Asked by Anonymous at 4:08 PM on Mar. 17, 2009 in Preschoolers (3-4)

This question is closed.
Answers (6)
  • You can only reinforce that hitting is not okay. It needs to be addressed by the preschool teachers immediately upon it occurring. I don't recommend spanking after the fact, just regular talks on an on-going basis (every day) until the behavior stops.

    If he were a little older (5 or older) then I would use the "boy, you must really have a crush on those girls to be hitting them all the time..." tactic, but he is probably too young to understand it.

    When I was a preschool teacher, we didn't yell or scold the children - we simply stated calmly, "It is not okay for you to hit another child. It hurts their arm and makes them feel bad." And then we would show them "appropriate touches", like patting their back gently. We would also have the other child repeat, "Please do not hit me, Michael. It really hurts and I don't like it." As a mom, you can make the two kids do this when you pick your child up from school.
    TLALONDE16

    Answer by TLALONDE16 at 4:26 PM on Mar. 17, 2009

  • At our preschool we have 2 students (girls lol) that have a SERIOUS issue with hitting and biting. We were told by their mothers to call everytime they did it. And we do, so everytime they get in trouble the mothers come and spank and put their own children in time out. NO huggy cuddles, just discipline and they leave.

    One mother actually leaves her work to come. She is very supportive.

    Of course this wouldnt work for everyone! lol
    Anonymous

    Answer by Anonymous at 4:10 PM on Mar. 17, 2009

  • You need to have his dad talk to him! He needs to learn never to hit a girl but he is still only 3 so give him a little time to mature,but stay with him if this is getting habitual and teach him corrective behavior in private like a spanking!
    Anonymous

    Answer by Anonymous at 4:13 PM on Mar. 17, 2009

  • OK- so I am supposed to spank him if he hits kids?

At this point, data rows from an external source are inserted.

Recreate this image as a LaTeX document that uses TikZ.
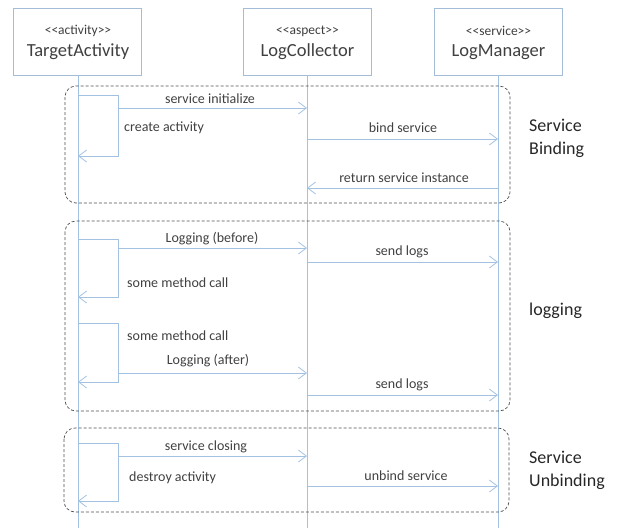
\documentclass[tikz,border=0pt]{standalone}
\usepackage{fontspec}
\setmainfont{Carlito}[Ligatures=TeXOff]
\usetikzlibrary{arrows.meta}
\definecolor{lineblue}{HTML}{A3C2E2}
\definecolor{boxblue}{HTML}{A3BDD8}
\definecolor{txt}{HTML}{404040}
\definecolor{dashc}{HTML}{505050}
\tikzset{
  x=1pt,y=-1pt,
  objbox/.style={draw=boxblue,line width=0.8pt,fill=white,minimum width=128pt,minimum height=67pt,inner sep=0pt},
  stereo/.style={font=\fontsize{13.5}{15}\selectfont,text=txt,inner sep=0pt},
  objname/.style={font=\fontsize{18.5}{20}\selectfont,text=txt,inner sep=0pt},
  lifeline/.style={draw=lineblue,line width=0.8pt},
  msg/.style={draw=lineblue,line width=0.8pt,-{Straight Barb[length=8pt,width=12pt,line width=0.8pt]}},
  selfcall/.style={draw=lineblue,line width=0.8pt,-{Straight Barb[length=8pt,width=12pt,line width=0.8pt]}},
  lbl/.style={font=\fontsize{14}{16}\selectfont,text=txt,inner sep=0pt},
  group/.style={draw=dashc,line width=0.7pt,dash pattern=on 3pt off 2pt,rounded corners=11pt},
  seclbl/.style={font=\fontsize{18}{23}\selectfont,text=black!85,inner sep=0pt,align=left,anchor=west}
}
\begin{document}
\begin{tikzpicture}
\useasboundingbox (0,0) rectangle (626,528);
% objects
\node[objbox] (ta) at (77,41.5) {};
\node[objbox] (lc) at (307.5,41.5) {};
\node[objbox] (lm) at (498.5,41.5) {};
\node[stereo] (ta-s) at (78,31) {<<activity>>};
\node[objname] (ta-n) at (78,52) {TargetActivity};
\node[stereo] (lc-s) at (307.5,31) {<<aspect>>};
\node[objname] (lc-n) at (307.5,52) {LogCollector};
\node[stereo] (lm-s) at (498.5,31) {<<service>>};
\node[objname] (lm-n) at (498.5,52) {LogManager};
% lifelines
\coordinate (ta-end) at (78,528);
\coordinate (lc-end) at (307,528);
\coordinate (lm-end) at (498,528);
\draw[lifeline] (78,75) -- (ta-end);
\draw[lifeline] (307,75) -- (lc-end);
\draw[lifeline] (498,75) -- (lm-end);
% groups
\draw[group] (65,86) rectangle (510,203);
\draw[group] (65,221) rectangle (510,411);
\draw[group] (64,428) rectangle (509,512);
\node[seclbl] (g1) at (529,138.5) {Service\\Binding};
\node[seclbl] (g2) at (529,311) {logging};
\node[seclbl] (g3) at (529,470) {Service\\Unbinding};
% --- Service Binding
\coordinate (s1a) at (78,95); \coordinate (s1b) at (118,95);
\coordinate (s1c) at (118,156); \coordinate (s1d) at (78,156);
\draw[selfcall] (s1a) -- (s1b) -- (s1c) -- (s1d);
\node[lbl,anchor=west] (l1) at (124,128) {create activity};
\coordinate (m1a) at (118,108); \coordinate (m1b) at (307,108);
\draw[msg] (m1a) -- (m1b);
\node[lbl] (l2) at (210,99) {service initialize};
\coordinate (m2a) at (307,139); \coordinate (m2b) at (498,139);
\draw[msg] (m2a) -- (m2b);
\node[lbl] (l3) at (403,128) {bind service};
\coordinate (m3a) at (498,188); \coordinate (m3b) at (307,188);
\draw[msg] (m3a) -- (m3b);
\node[lbl] (l4) at (404,178) {return service instance};
% --- logging
\coordinate (s2a) at (78,239); \coordinate (s2b) at (118,239);
\coordinate (s2c) at (118,297); \coordinate (s2d) at (78,297);
\draw[selfcall] (s2a) -- (s2b) -- (s2c) -- (s2d);
\node[lbl,anchor=west] (l5) at (127,283) {some method call};
\coordinate (m4a) at (118,248); \coordinate (m4b) at (307,248);
\draw[msg] (m4a) -- (m4b);
\node[lbl] (l6) at (212,239) {Logging (before)};
\coordinate (m5a) at (307,262); \coordinate (m5b) at (498,262);
\draw[msg] (m5a) -- (m5b);
\node[lbl] (l7) at (402,252) {send logs};
\coordinate (s3a) at (78,323); \coordinate (s3b) at (118,323);
\coordinate (s3c) at (118,382); \coordinate (s3d) at (78,382);
\draw[selfcall] (s3a) -- (s3b) -- (s3c) -- (s3d);
\node[lbl,anchor=west] (l8) at (127,336) {some method call};
\coordinate (m6a) at (118,373); \coordinate (m6b) at (307,373);
\draw[msg] (m6a) -- (m6b);
\node[lbl] (l9) at (208,361) {Logging (after)};
\coordinate (m7a) at (307,395); \coordinate (m7b) at (498,395);
\draw[msg] (m7a) -- (m7b);
\node[lbl] (l10) at (402,385) {send logs};
% --- Service Unbinding
\coordinate (s4a) at (78,443); \coordinate (s4b) at (118,443);
\coordinate (s4c) at (118,501); \coordinate (s4d) at (78,501);
\draw[selfcall] (s4a) -- (s4b) -- (s4c) -- (s4d);
\node[lbl,anchor=west] (l11) at (129,478) {destroy activity};
\coordinate (m8a) at (118,456); \coordinate (m8b) at (307,456);
\draw[msg] (m8a) -- (m8b);
\node[lbl] (l12) at (206,447) {service closing};
\coordinate (m9a) at (307,486); \coordinate (m9b) at (498,486);
\draw[msg] (m9a) -- (m9b);
\node[lbl] (l13) at (406,476) {unbind service};
\end{tikzpicture}
\end{document}
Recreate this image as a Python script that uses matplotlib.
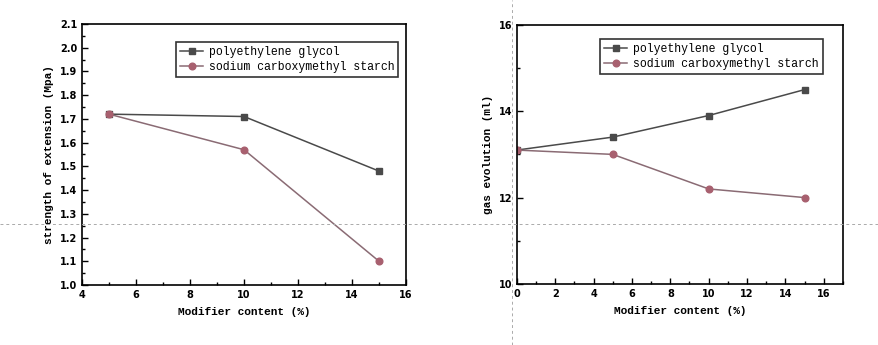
import matplotlib
matplotlib.use("Agg")
import matplotlib.pyplot as plt
from matplotlib.ticker import MultipleLocator
from matplotlib.lines import Line2D

# data
x_left = [5, 10, 15]
peg_strength = [1.72, 1.71, 1.48]
cms_strength = [1.72, 1.57, 1.10]

x_right = [0, 5, 10, 15]
peg_gas = [13.1, 13.4, 13.9, 14.5]
cms_gas = [13.1, 13.0, 12.2, 12.0]

labels = ["polyethylene glycol", "sodium carboxymethyl starch"]
xlabel = "Modifier content (%)"
ylabel_left = "strength of extension (Mpa)"
ylabel_right = "gas evolution (ml)"

peg_c = "#4a4a4a"
cms_line = "#8a6b74"
cms_c = "#a8606f"
mono = "Liberation Mono"

fig = plt.figure(figsize=(8.79, 3.45), dpi=100)
ax1 = fig.add_axes([0.0933, 0.174, 0.3686, 0.7565])
ax2 = fig.add_axes([0.588, 0.177, 0.371, 0.751])


def style(ax):
    for s in ax.spines.values():
        s.set_linewidth(1.2)
    ax.tick_params(which="both", direction="in", top=False, right=False,
                   labelsize=7, width=1)
    ax.tick_params(which="major", length=4)
    ax.tick_params(which="minor", length=2.5)
    for lab in ax.get_xticklabels() + ax.get_yticklabels():
        lab.set_fontweight("bold")
        lab.set_fontfamily("DejaVu Sans")


ax1.plot(x_left, peg_strength, color=peg_c, lw=1.1, marker="s", ms=3.8,
         mfc=peg_c, mec=peg_c, label=labels[0])
ax1.plot(x_left, cms_strength, color=cms_line, lw=1.1, marker="o", ms=4.8,
         mfc=cms_c, mec=cms_c, label=labels[1])
ax1.set_xlim(4, 16)
ax1.set_ylim(1.0, 2.1)
ax1.xaxis.set_major_locator(MultipleLocator(2))
ax1.xaxis.set_minor_locator(MultipleLocator(1))
ax1.yaxis.set_major_locator(MultipleLocator(0.1))
ax1.yaxis.set_minor_locator(MultipleLocator(0.05))
ax1.set_xlabel(xlabel, family=mono, fontsize=8, fontweight="bold", labelpad=5)
ax1.set_ylabel(ylabel_left, family=mono, fontsize=8, fontweight="bold", labelpad=4)
style(ax1)

ax2.plot(x_right, peg_gas, color=peg_c, lw=1.1, marker="s", ms=3.8,
         mfc=peg_c, mec=peg_c, label=labels[0])
ax2.plot(x_right, cms_gas, color=cms_line, lw=1.1, marker="o", ms=4.8,
         mfc=cms_c, mec=cms_c, label=labels[1])
ax2.set_xlim(0, 17)
ax2.set_ylim(10, 16)
ax2.xaxis.set_major_locator(MultipleLocator(2))
ax2.xaxis.set_minor_locator(MultipleLocator(1))
ax2.yaxis.set_major_locator(MultipleLocator(2))
ax2.yaxis.set_minor_locator(MultipleLocator(1))
ax2.set_xlabel(xlabel, family=mono, fontsize=8, fontweight="bold", labelpad=5)
ax2.set_ylabel(ylabel_right, family=mono, fontsize=8, fontweight="bold", labelpad=4)
style(ax2)

for ax, anchor in ((ax1, (0.29, 0.93)), (ax2, (0.255, 0.945))):
    leg = ax.legend(loc="upper left", bbox_to_anchor=anchor,
                    prop={"family": mono, "size": 8.3}, frameon=True,
                    fancybox=False, borderpad=0.35, handlelength=2.0,
                    handletextpad=0.5, labelspacing=0.25, borderaxespad=0)
    leg.get_frame().set_edgecolor("black")
    leg.get_frame().set_linewidth(1.2)

# faint dashed guide lines that run across the picture
fig.add_artist(Line2D([0, 1], [1 - 224 / 345] * 2, transform=fig.transFigure,
                      color="#aaaaaa", lw=0.7, ls=(0, (3, 3))))
fig.add_artist(Line2D([512 / 879] * 2, [0, 1], transform=fig.transFigure,
                      color="#aaaaaa", lw=0.7, ls=(0, (3, 3))))

fig.savefig("out.png", dpi=100, facecolor="white")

Won't that send the wrong message?
    Anonymous

    Answer by Anonymous at 4:15 PM on Mar. 17, 2009

  • Anon at 4:15. I hate that argument. When we spank our kids we teach at the same time, I tell them what they did wrong, how to do it right, and not to do it again. I also expect an apology. In this case for the child that was hit as well.

    Kids dont do connect the dots like adults do. Showing a bit of corporal punishment is a an acceptable way to show your child who is in charge, not him. lol
    Anonymous

    Answer by Anonymous at 4:19 PM on Mar. 17, 2009

  • If this is the first time I'd relax, its kinda "normal" behavior and he's testing boundaries etc. Even if he doesn't see hitting on t.v. I'm sure he's seen it somewhere. He needs imed. consequences for his behavior, so hopefully the teachers took care of it right then and there. Since he's 3 you could ask him about what happened at school and process it at home and reinforce what the teacher said and talk about appropiate ways to touch etc.
    IF its continuous... then we can go into consequences at home, other behavioral tech. etc. but if its the first time and infrequent... I would not say blow it off, but I would say don't beat yourself over it.... just about EVERY KID has HIT at least once in their lives.